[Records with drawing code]
....................

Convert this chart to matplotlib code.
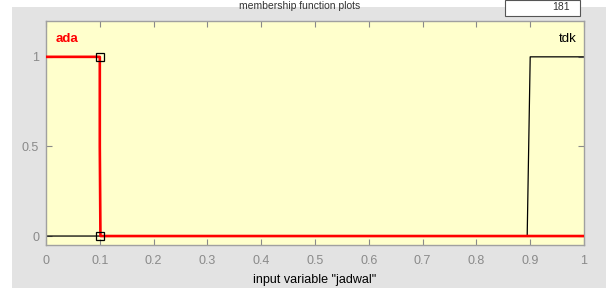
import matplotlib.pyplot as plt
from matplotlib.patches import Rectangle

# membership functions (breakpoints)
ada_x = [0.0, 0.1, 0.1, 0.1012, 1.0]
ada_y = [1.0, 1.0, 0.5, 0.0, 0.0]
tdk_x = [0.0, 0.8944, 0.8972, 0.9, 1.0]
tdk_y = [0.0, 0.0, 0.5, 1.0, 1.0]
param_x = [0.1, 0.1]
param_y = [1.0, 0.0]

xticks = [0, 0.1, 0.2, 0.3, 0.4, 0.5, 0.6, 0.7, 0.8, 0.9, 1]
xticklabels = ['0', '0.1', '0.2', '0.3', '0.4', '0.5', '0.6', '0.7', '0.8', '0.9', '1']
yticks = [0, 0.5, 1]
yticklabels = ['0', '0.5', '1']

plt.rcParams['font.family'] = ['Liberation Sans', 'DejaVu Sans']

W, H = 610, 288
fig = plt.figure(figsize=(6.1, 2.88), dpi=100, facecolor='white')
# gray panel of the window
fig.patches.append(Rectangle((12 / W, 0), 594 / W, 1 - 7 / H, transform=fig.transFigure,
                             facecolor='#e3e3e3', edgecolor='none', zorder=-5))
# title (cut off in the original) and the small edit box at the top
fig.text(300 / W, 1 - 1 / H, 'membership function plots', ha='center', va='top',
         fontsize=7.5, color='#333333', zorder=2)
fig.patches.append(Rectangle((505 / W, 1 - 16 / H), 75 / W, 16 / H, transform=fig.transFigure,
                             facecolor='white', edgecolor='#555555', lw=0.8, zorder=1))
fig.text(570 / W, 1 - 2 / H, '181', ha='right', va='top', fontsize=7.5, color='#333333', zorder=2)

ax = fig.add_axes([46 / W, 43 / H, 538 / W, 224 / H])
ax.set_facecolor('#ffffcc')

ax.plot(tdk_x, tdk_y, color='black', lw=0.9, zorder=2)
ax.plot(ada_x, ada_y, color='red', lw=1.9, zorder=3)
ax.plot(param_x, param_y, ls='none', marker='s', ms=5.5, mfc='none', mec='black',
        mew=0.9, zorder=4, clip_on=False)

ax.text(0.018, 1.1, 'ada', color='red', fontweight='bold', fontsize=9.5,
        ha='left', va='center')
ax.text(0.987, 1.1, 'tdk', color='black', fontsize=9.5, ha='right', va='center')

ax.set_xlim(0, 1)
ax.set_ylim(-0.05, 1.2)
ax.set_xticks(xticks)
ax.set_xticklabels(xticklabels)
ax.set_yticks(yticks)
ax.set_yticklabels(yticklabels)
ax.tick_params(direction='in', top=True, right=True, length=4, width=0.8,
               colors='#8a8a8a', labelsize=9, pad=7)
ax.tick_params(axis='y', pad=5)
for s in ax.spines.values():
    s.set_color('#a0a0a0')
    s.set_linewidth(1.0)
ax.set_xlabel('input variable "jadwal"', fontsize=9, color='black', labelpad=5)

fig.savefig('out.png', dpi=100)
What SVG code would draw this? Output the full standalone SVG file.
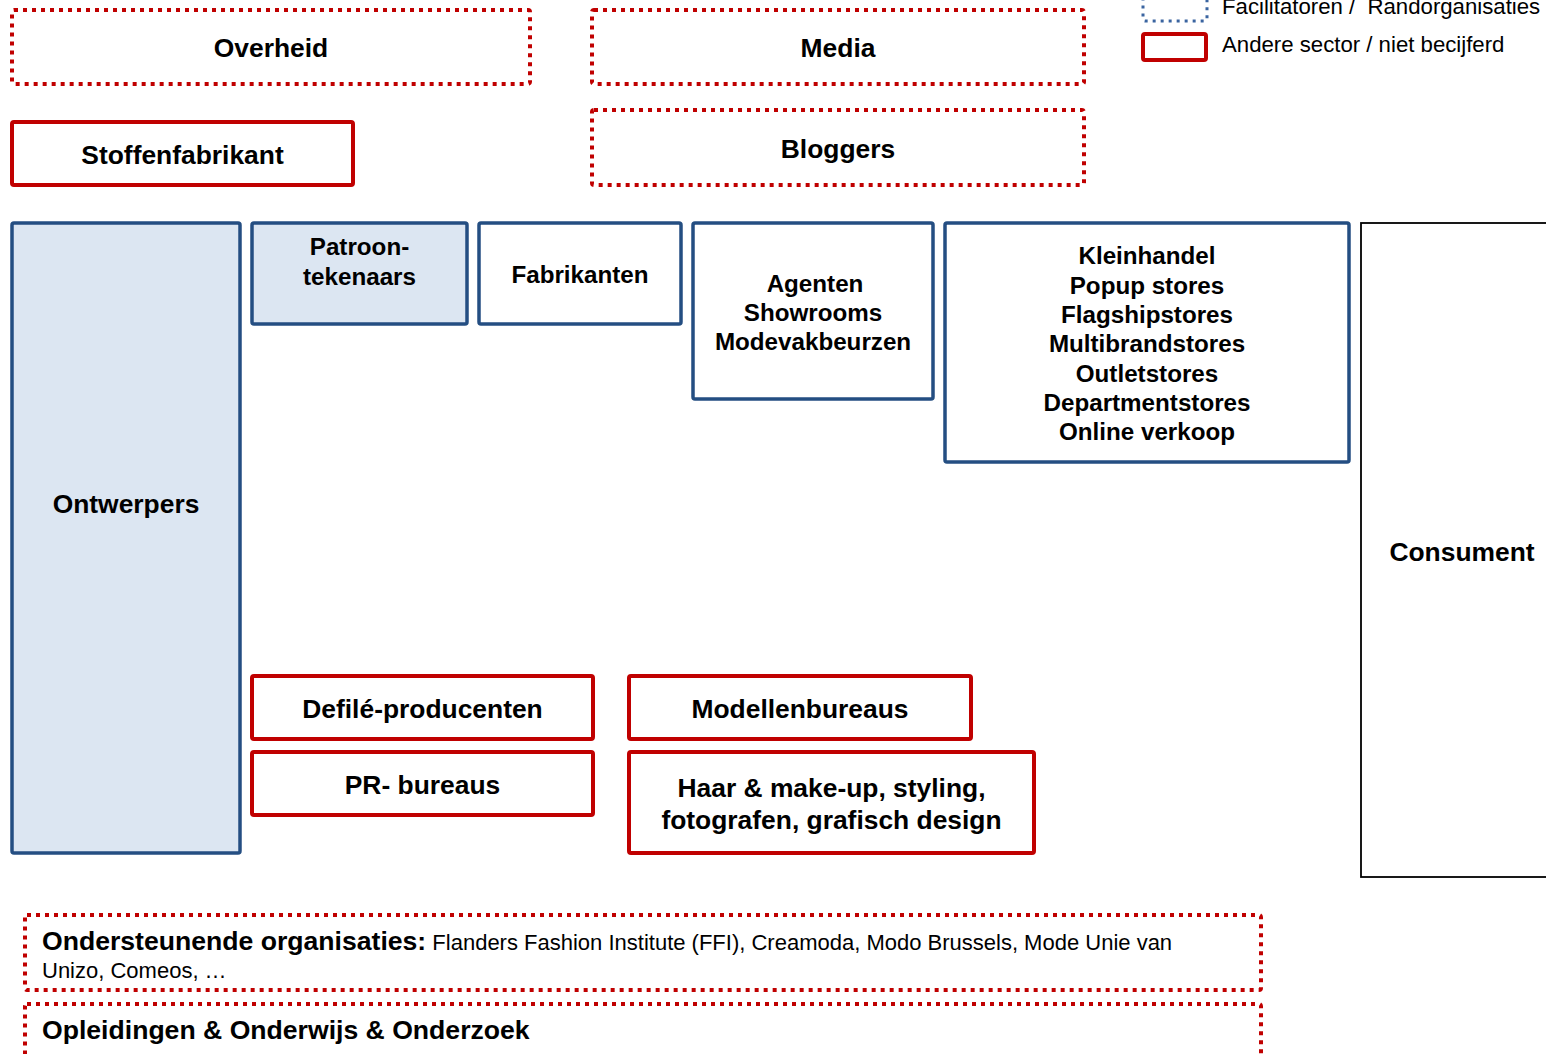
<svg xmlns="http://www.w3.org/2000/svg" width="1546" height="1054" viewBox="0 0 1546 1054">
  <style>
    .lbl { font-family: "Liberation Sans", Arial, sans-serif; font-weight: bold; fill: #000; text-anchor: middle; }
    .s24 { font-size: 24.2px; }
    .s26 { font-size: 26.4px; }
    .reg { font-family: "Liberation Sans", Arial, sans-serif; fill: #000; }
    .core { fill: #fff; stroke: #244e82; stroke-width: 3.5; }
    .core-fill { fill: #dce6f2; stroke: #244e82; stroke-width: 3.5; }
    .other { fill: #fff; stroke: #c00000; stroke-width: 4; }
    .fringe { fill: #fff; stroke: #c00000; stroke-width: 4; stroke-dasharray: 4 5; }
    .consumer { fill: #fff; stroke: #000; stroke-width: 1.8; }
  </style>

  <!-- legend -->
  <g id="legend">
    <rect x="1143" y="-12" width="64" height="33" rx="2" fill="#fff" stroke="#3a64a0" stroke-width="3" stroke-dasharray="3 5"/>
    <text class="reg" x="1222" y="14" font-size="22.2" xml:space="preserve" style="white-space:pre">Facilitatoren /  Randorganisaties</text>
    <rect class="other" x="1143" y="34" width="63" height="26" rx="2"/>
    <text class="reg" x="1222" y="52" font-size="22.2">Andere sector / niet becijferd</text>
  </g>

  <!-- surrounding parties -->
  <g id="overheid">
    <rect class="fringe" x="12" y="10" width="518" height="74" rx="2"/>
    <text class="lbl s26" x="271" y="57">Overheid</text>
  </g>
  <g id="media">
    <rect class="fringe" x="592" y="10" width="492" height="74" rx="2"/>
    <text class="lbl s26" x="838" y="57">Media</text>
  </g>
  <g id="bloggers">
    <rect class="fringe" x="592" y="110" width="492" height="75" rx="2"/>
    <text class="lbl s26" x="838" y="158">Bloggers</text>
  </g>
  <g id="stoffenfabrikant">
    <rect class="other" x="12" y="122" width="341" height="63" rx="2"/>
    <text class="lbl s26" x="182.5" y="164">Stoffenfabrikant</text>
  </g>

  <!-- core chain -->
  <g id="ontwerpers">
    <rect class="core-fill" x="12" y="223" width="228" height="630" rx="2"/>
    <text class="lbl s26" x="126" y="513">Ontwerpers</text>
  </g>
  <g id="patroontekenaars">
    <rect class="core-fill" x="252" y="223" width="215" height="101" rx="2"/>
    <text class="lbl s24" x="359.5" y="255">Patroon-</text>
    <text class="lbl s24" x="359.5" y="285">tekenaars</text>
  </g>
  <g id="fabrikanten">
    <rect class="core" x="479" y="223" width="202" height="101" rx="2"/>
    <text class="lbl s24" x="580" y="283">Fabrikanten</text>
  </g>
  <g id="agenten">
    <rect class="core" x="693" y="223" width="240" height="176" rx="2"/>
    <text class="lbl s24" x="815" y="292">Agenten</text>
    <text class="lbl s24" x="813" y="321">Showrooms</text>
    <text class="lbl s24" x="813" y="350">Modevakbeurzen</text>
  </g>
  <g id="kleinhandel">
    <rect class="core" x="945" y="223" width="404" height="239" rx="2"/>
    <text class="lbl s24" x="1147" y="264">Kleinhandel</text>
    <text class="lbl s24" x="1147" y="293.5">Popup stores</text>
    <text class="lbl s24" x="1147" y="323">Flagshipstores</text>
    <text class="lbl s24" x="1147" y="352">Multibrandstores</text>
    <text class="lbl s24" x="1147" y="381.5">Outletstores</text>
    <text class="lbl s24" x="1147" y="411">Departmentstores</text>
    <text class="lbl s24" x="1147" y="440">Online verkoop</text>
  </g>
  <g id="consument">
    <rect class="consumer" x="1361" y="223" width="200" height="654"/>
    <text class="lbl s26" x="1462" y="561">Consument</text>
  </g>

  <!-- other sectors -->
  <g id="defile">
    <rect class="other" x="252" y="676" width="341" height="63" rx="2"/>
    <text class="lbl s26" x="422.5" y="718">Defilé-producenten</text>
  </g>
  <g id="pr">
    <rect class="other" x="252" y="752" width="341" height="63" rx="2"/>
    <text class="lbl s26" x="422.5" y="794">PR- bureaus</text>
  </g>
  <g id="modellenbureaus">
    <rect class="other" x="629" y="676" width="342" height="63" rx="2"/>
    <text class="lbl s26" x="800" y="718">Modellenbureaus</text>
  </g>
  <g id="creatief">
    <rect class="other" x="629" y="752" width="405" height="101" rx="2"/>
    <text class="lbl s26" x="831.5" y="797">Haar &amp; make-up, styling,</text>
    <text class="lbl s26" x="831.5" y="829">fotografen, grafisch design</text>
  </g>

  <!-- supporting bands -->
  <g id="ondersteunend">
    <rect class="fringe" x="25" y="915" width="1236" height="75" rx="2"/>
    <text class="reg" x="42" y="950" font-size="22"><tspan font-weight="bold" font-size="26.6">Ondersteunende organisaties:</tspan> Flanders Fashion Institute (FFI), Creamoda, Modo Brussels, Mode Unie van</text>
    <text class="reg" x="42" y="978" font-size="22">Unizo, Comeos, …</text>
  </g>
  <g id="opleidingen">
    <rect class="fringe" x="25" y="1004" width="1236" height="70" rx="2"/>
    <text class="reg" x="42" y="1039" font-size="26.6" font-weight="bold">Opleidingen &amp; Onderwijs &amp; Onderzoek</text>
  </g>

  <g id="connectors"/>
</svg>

....................

Return only the lines running from the start of the entries above to the line that contains "fontsize=9.5, ha='right', va='center')", inclusive, and omit every picture.

Convert this chart to matplotlib code.
import matplotlib.pyplot as plt
from matplotlib.patches import Rectangle

# membership functions (breakpoints)
ada_x = [0.0, 0.1, 0.1, 0.1012, 1.0]
ada_y = [1.0, 1.0, 0.5, 0.0, 0.0]
tdk_x = [0.0, 0.8944, 0.8972, 0.9, 1.0]
tdk_y = [0.0, 0.0, 0.5, 1.0, 1.0]
param_x = [0.1, 0.1]
param_y = [1.0, 0.0]

xticks = [0, 0.1, 0.2, 0.3, 0.4, 0.5, 0.6, 0.7, 0.8, 0.9, 1]
xticklabels = ['0', '0.1', '0.2', '0.3', '0.4', '0.5', '0.6', '0.7', '0.8', '0.9', '1']
yticks = [0, 0.5, 1]
yticklabels = ['0', '0.5', '1']

plt.rcParams['font.family'] = ['Liberation Sans', 'DejaVu Sans']

W, H = 610, 288
fig = plt.figure(figsize=(6.1, 2.88), dpi=100, facecolor='white')
# gray panel of the window
fig.patches.append(Rectangle((12 / W, 0), 594 / W, 1 - 7 / H, transform=fig.transFigure,
                             facecolor='#e3e3e3', edgecolor='none', zorder=-5))
# title (cut off in the original) and the small edit box at the top
fig.text(300 / W, 1 - 1 / H, 'membership function plots', ha='center', va='top',
         fontsize=7.5, color='#333333', zorder=2)
fig.patches.append(Rectangle((505 / W, 1 - 16 / H), 75 / W, 16 / H, transform=fig.transFigure,
                             facecolor='white', edgecolor='#555555', lw=0.8, zorder=1))
fig.text(570 / W, 1 - 2 / H, '181', ha='right', va='top', fontsize=7.5, color='#333333', zorder=2)

ax = fig.add_axes([46 / W, 43 / H, 538 / W, 224 / H])
ax.set_facecolor('#ffffcc')

ax.plot(tdk_x, tdk_y, color='black', lw=0.9, zorder=2)
ax.plot(ada_x, ada_y, color='red', lw=1.9, zorder=3)
ax.plot(param_x, param_y, ls='none', marker='s', ms=5.5, mfc='none', mec='black',
        mew=0.9, zorder=4, clip_on=False)

ax.text(0.018, 1.1, 'ada', color='red', fontweight='bold', fontsize=9.5,
        ha='left', va='center')
ax.text(0.987, 1.1, 'tdk', color='black', fontsize=9.5, ha='right', va='center')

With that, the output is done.